Уже целый год Вовка ходил в садик, но так и не привык, так и остался домашним ребенком.
А Женя чего-то не понимал. Он замечал, что Вовка после болезни стал трусоват, слезлив, что его закармливают и занянчивают. Женя считал, что его сын должен быть лучше его самого, Жени. Это совпадало бы с общими законами развития и прогресса. Но ему казалось, что Вовка не лучше, чем был он, Женя, в его возрасте. И это Женю угнетало. Ему иногда приходило в голову, что именно таких пацанов, как Вовка, он в детстве не любил, дразнил, а иногда и поколачивал. Вот таких толстых, розовых и трусоватых.
Как-то он заговорил об этом с Валентиной. Валентина ответила: «Отцовской заботы мальчик не чувствует, отцовского примера ему не хватает». И стала на Женю нападать: «Я знаю, если бы сын, не дай бог, вырос бы плохим человеком, ты бы отказался от него». Женя удивился: «Каким плохим человеком?» Валентина продолжала настырно: «Ну, скажем, бандитом или фашистом». Женя удивлялся. Он не понимал Валентининой потребности вот так раздражать себя, доводить все до какой-то ужасной крайности.
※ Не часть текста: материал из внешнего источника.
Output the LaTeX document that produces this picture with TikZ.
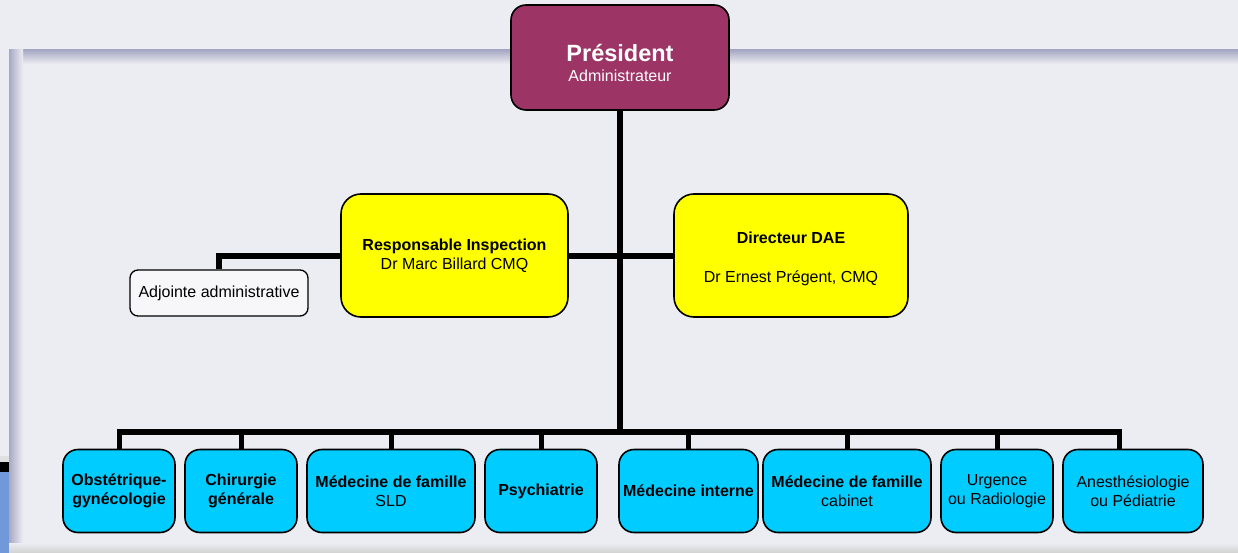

Но Валентину нельзя было остановить: «Ты бы отказался и был бы спокоен. Ну немного поволновался бы, а потом успокоился». Женя пожимал плечами. Он видел, что вызывает раздражение Валентины, но не понимал причины этого раздражения.
* * *
Рассердившись на Женю за то, что он так легко отпустил ее, Валентина вышла из дому в самом дурном расположении духа. Ехать ей надо было до рынка, а там пересаживаться: на окраину, где жили Валентинины родители, в гору, поднимался моторный вагон – подъем был крутой, прицепку трамвай не вытягивал. Это был девятый номер. «Девятка» никогда не ходила пустой или даже полупустой. Отойдя от рынка, трамвай еще в городе делал три остановки, но на этих остановках уже почти никто не садился – это было невозможно. Все шли к рынку, на конечную. И пахло в «девятке» не так, как в других городских трамваях: мешковиной, рогожей, старорежимными, длинными, до самых пят, сношенными старушечьими юбками и, главное, рынком – теснотой, молоком, потеками на мясных прилавках. В девятом номере продукты возили не только с рынка, но и на рынок. И место женщине с ребенком здесь редко уступали.
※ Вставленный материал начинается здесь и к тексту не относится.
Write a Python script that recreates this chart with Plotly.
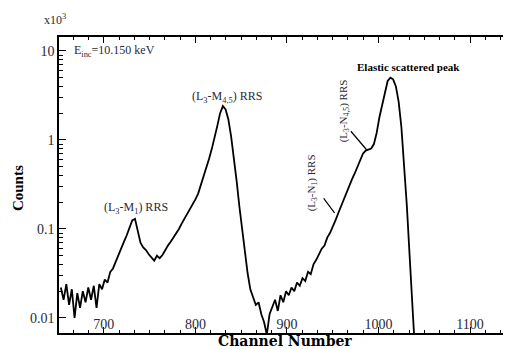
import plotly.graph_objects as go

channels = list(range(653, 1041, 3))
counts = [
    0.022, 0.016, 0.024, 0.014, 0.021, 0.010, 0.019, 0.013, 0.020, 0.015,
    0.022, 0.016, 0.023, 0.013, 0.024, 0.021, 0.027, 0.025, 0.033, 0.036,
    0.043, 0.052, 0.060, 0.072, 0.085, 0.105, 0.125, 0.130, 0.095, 0.070,
    0.062, 0.058, 0.052, 0.048, 0.044, 0.050, 0.047, 0.051, 0.058, 0.065,
    0.072, 0.080, 0.090, 0.100, 0.115, 0.130, 0.145, 0.165, 0.190, 0.215,
    0.250, 0.31, 0.38, 0.48, 0.62, 0.80, 1.05, 1.45, 2.0, 2.4,
    2.2, 1.7, 1.1, 0.65, 0.35, 0.18, 0.10, 0.055, 0.032, 0.021,
    0.017, 0.014, 0.015, 0.011, 0.009, 0.0065, 0.011, 0.013, 0.016, 0.012,
    0.018, 0.015, 0.020, 0.018, 0.022, 0.020, 0.025, 0.023, 0.028, 0.026,
    0.033, 0.031, 0.040, 0.045, 0.052, 0.060, 0.065, 0.080, 0.090, 0.105,
    0.125, 0.150, 0.180, 0.21, 0.25, 0.30, 0.36, 0.42, 0.50, 0.60,
    0.70, 0.76, 0.78, 0.80, 0.90, 1.20, 1.80, 2.40, 3.40, 4.60,
    5.0, 4.8, 4.0, 2.7, 1.4, 0.55, 0.18, 0.05, 0.012, 0.004,
]

x_tickvals = [700, 800, 900, 1000, 1100]
x_ticktext = ["700", "800", "900", "1000", "1100"]
y_tickvals = [0.01, 0.1, 1, 10]
y_ticktext = ["0.01", "0.1", "1", "10"]
y_minor = [m * d for d in (0.01, 0.1, 1) for m in range(2, 10)]

serif = "Liberation Serif"
ink = "#2a2a3a"
y_range = [-2.169, 1.157]

fig = go.Figure()
fig.add_trace(go.Scatter(x=channels, y=counts, mode="lines",
                         line=dict(color="black", width=1.8), showlegend=False))
# invisible helper trace on the minor-tick axis
fig.add_trace(go.Scatter(x=[channels[0]], y=[counts[0]], yaxis="y2", mode="markers",
                         marker=dict(opacity=0), showlegend=False, hoverinfo="skip"))

fig.update_layout(
    width=506, height=349,
    margin=dict(l=59, r=3, t=37, b=16),
    paper_bgcolor="white", plot_bgcolor="white",
    font=dict(family=serif, color=ink, size=14),
    xaxis=dict(
        range=[651, 1136], showgrid=False, zeroline=False,
        showline=True, linecolor="black", linewidth=1.5, mirror="ticks",
        ticks="inside", ticklen=6, tickcolor="black",
        tickvals=x_tickvals, ticktext=x_ticktext,
        ticklabelstandoff=-23, tickfont=dict(size=14, color=ink),
        minor=dict(ticks="inside", ticklen=3, dtick=100 / 6, tick0=700,
                   tickcolor="black", showgrid=False),
    ),
    yaxis=dict(
        type="log", range=y_range, showgrid=False, zeroline=False,
        showline=True, linecolor="black", linewidth=1.5,
        ticks="inside", ticklen=7, tickcolor="black",
        tickvals=y_tickvals, ticktext=y_ticktext,
        tickfont=dict(size=14, color=ink),
    ),
    yaxis2=dict(
        type="log", range=y_range, overlaying="y", side="left", anchor="x",
        showgrid=False, zeroline=False, showline=False,
        ticks="inside", ticklen=4, tickcolor="black",
        tickvals=y_minor, showticklabels=False,
    ),
)

fig.add_annotation(x=-0.01, y=1.06, xref="paper", yref="paper", text="x10<sup>3</sup>",
                   xanchor="center", yanchor="middle", font=dict(size=12, color=ink),
                   showarrow=False)
fig.add_annotation(x=665, y=1.0, text="E<sub>inc</sub>=10.150 keV", xanchor="left",
                   yanchor="middle", font=dict(size=12, color=ink), showarrow=False)
fig.add_annotation(x=794, y=0.48, text="(L<sub>3</sub>-M<sub>4,5</sub>) RRS",
                   xanchor="left", yanchor="middle", font=dict(size=12, color=ink),
                   showarrow=False)
fig.add_annotation(x=698, y=-0.76, text="(L<sub>3</sub>-M<sub>1</sub>) RRS",
                   xanchor="left", yanchor="middle", font=dict(size=12, color=ink),
                   showarrow=False)
fig.add_annotation(x=927, y=-0.48, text="(L<sub>3</sub>-N<sub>1</sub>) RRS", textangle=-90,
                   xanchor="center", yanchor="middle", font=dict(size=11, color=ink),
                   showarrow=False)
fig.add_annotation(x=962, y=0.33, text="(L<sub>3</sub>-N<sub>4,5</sub>) RRS", textangle=-90,
                   xanchor="center", yanchor="middle", font=dict(size=11, color=ink),
                   showarrow=False)
fig.add_annotation(x=1033, y=0.82, text="<b>Elastic scattered peak</b>",
                   xanchor="center", yanchor="middle", font=dict(size=11, color="black"),
                   showarrow=False)
fig.add_annotation(x=952, y=-0.82, text="", showarrow=True, arrowhead=0,
                   arrowwidth=1.2, arrowcolor="black", ax=-12, ay=-16)
fig.add_annotation(x=987, y=-0.11, text="", showarrow=True, arrowhead=0,
                   arrowwidth=1.2, arrowcolor="black", ax=-17, ay=-20)
fig.add_annotation(x=0.51, y=-0.0255, xref="paper", yref="paper", text="<b>Channel Number</b>",
                   xanchor="center", yanchor="middle",
                   font=dict(family="DejaVu Serif", size=14, color="black"),
                   showarrow=False)
fig.add_annotation(x=-0.092, y=0.49, xref="paper", yref="paper", text="<b>Counts</b>",
                   textangle=-90, xanchor="center", yanchor="middle",
                   font=dict(size=15, color="black"), showarrow=False)

fig.write_html("out.html", config={"displayModeBar": False},
               post_script="document.body.style.margin='0px';")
На остановке Валентину перехватила Нина-маленькая из бригады шишельниц литейного цеха. В руках у нее были кошелка с картошкой, бутылка рыночного молока.
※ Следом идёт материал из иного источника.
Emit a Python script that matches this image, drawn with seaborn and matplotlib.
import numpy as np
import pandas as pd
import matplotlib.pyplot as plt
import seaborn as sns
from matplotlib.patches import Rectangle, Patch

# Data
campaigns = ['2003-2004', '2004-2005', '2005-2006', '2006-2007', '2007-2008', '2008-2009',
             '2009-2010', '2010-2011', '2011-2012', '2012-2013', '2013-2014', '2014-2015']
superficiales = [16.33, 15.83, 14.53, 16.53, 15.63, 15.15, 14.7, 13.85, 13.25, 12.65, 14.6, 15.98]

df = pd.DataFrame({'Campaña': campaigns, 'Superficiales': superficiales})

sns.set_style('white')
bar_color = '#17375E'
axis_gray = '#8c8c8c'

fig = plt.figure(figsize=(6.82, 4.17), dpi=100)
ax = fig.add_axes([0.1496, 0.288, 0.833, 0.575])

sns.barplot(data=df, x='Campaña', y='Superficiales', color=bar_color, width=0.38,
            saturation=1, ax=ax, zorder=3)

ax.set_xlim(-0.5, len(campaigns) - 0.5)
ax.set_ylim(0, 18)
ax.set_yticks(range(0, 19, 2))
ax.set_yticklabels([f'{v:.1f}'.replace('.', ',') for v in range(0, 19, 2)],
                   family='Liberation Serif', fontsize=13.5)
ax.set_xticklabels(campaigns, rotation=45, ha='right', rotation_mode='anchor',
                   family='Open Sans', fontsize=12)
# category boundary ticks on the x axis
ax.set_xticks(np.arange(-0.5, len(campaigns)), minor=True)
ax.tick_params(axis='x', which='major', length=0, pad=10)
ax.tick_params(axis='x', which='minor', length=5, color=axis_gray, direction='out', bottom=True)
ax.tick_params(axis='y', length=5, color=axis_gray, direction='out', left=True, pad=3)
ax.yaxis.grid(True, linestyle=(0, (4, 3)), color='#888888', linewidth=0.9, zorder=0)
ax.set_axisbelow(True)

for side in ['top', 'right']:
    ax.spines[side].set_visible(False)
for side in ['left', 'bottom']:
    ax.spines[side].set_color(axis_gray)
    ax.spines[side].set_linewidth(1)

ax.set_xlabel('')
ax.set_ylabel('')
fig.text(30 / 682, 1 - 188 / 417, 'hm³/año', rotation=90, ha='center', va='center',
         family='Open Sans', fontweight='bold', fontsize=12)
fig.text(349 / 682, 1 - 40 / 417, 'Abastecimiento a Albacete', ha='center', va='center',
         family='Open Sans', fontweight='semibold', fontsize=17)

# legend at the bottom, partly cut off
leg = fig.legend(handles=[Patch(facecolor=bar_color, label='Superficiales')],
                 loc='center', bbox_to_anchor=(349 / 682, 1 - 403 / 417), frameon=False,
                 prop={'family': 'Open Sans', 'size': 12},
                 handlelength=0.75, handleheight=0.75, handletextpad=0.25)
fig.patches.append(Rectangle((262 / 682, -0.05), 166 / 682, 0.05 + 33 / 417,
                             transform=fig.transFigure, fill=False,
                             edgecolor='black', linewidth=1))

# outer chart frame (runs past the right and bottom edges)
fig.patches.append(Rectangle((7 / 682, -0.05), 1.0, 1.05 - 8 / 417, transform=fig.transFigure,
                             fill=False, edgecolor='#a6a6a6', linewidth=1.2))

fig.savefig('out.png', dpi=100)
– Валя, – сказала она, – я вижу, ты спешишь, но я тебя хочу задержать. Пропусти этот трамвай, следующим поедешь. Мне надо тебе рассказать. Саша уже две недели не приходит…
Нина-маленькая была добрейшее существо. Она жила со взрослеющей дочкой, а Саша был один из тех мужчин, которые приходили к Нине-маленькой по вечерам.
– Он женат? – спросила Валентина.
– Нет! – сказала Нина-маленькая. – Был! Но года четыре как разошлись.
– Так зайди к нему.
– Он адреса не оставил. Я тебе скажу, он и не Саша вовсе, а Фотий. Он из старообрядческой семьи. Валя, ты же меня знаешь, я ведь не стерва. Мне ничего от него не надо. Ему скоро пятьдесят, он весь больной, я за ним, как за ребеночком, хожу. Ну скажи, почему другие бабы рвут с мужиков деньги, подарки требуют – стервы стервами, а их ценят. А вдруг он болен, лежит, за ним ухаживать надо? Знаешь, я как-то спросила человека, который с ним работает: «Скажи, а что люди о Саше говорят, какой он на работе?» Валя, мне же интересно, какой он с людьми. И знаешь, что мне этот человек ответил? «Не хотелось бы вас огорчать, но с кем вы о Саше ни заговорите, большинство вам скажут, что он сволочь». Валя, а подозрительный какой! Он же раньше в органах работал, по недостатку здоровья ушел… Сам исчезнет, а потом придет через десять дней – где был, что делал, я у него не спрашиваю, – а он начнет меня рассматривать: «Покажи синяки!» И примеривается: «Вот так тебя брали и вот так».